The joy of running is the freedom it brings – head out of your front door and you’re doing it. No commute to a gym or a pool, no need to fix punctures or apply oil to chains.
It’s an affordable hobby but the cost of running shoes cause most of us to grimace at one time or another – especially if you crank up the miles and follow advice that you need to replace them at about the 500 mile mark.
Sport England claims that more than two million people take part in some form of running every week – that is a lot of pairs of shoes.
I run quite a lot – especially in the last three years when I have tackled six marathons. On average, I run about 40 miles per week, which means that by week 13 I need to put my hand in my pocket for a new pair.
Can injuries be caused by running shoes?
My wallet winces thinking about it but, on the flipside, the memory of having to pull out of the London Marathon in 2015 with an injured knee still burns brightly.
I looked into a lot of difference reasons for the injury and a lazy glute and poor form were the usual suspects, but one that that was for certain was that my shoes were badly worn. As I pronate, they were also badly worn just on one side which put pressure on my knee.
I am now more careful about changing more frequently but generally go up to about 750 miles before investing. But are they worth it, full stop?
Is barefoot running better for you?
It is nine years since Chris McDougal’s seminal Born To Run burst onto the scene spawning mass-cynicism of the running shoe market and a movement towards barefoot running.
It contained allegations of that Nike knew that barefoot running was better that running in thick-soled shoes, and that running shoes actually caused injury by encouraging heel-striking – landing hard on your heel and sending shock waves through your major leg joints.

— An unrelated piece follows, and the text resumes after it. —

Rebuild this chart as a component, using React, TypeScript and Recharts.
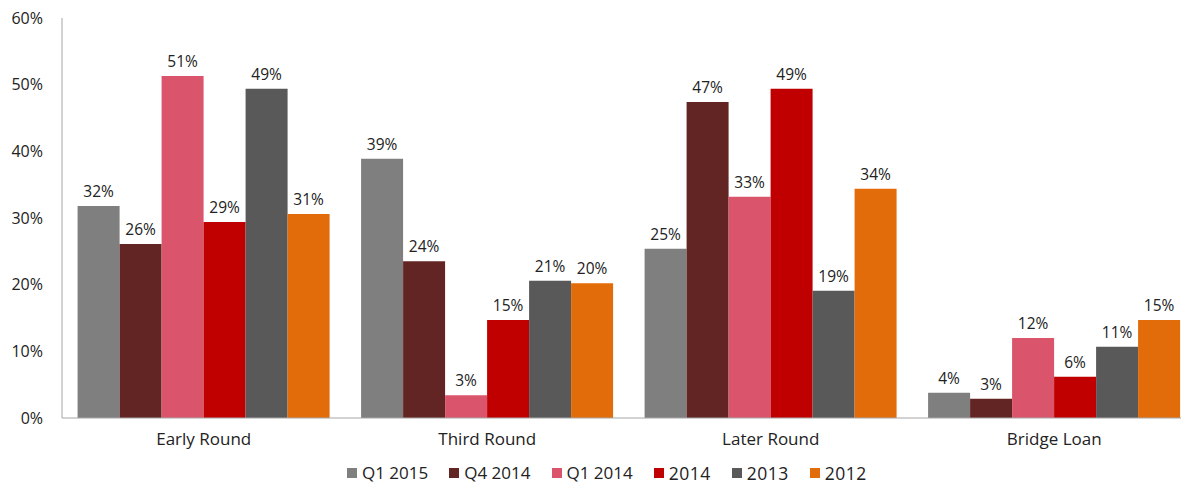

But then a whole heap of runners found that switching to barefoot caused then injuries. That may have been caused by a change in style which was too rapid, but it slowed the barefoot revolution considerably.
Now many running folk are snug in shoes even thicker than the pre-2009 versions such as the Hoka One but some stick to the barefoot principle even ultra runners such as the excellent Pip Haylett..
— pip haylett (@piphaylett) June 29, 2017
What does it mean to overpronate?
Most running shops will perform some form of gait analysis when you buy trainers these days.
Whether they hook you up to a fancy computer or a wise old sage watches you trot a few hundred metres on a treadmill while sucking his teeth and wearing a pensive expression, you will be offered advice.
Basically, if you overpronate the foot rolls outwards as it strikes the ground which puts pressure on your ankle and knee joints. Anyone who has sung a childhood classic knows that the knee joint is connected to the hip joint so the theory is that we could be in for a world of hurt if we buy the wrong shoes.
Common injuries believed to arise from overpronation are iliotibial band syndrome (usually known as ITB), or shin splints. If you consider that if you run a marathon your foot will strike the ground more than 42,000 times, sending a force of 250 per cent of your own body weight through your leg you can see why it is important to get it right.
There is division in the sports science world about whether or not pronation causes injury but enough evidence seems to be out there to suggest that it is worth taking seriously – particularly if you are just getting into running.
Ho much should I pay for running shoes?
There’s the rub. Running shoes have become expensive and most come in at a good chunk over £100 if you buy shoes in a store (which hopefully you would after they have just provided free gait analysis).
As you get more used to running and work out what is good for you and what works you can pick up bargains online for the £60 to £80 mark but running shoe manufacturers do have a habit of subtly changing the fit over time so you could end up sticking with a shoe that gets less comfortable.
Whatever you pay just make sure of one thing – that you enjoy every moment of your running.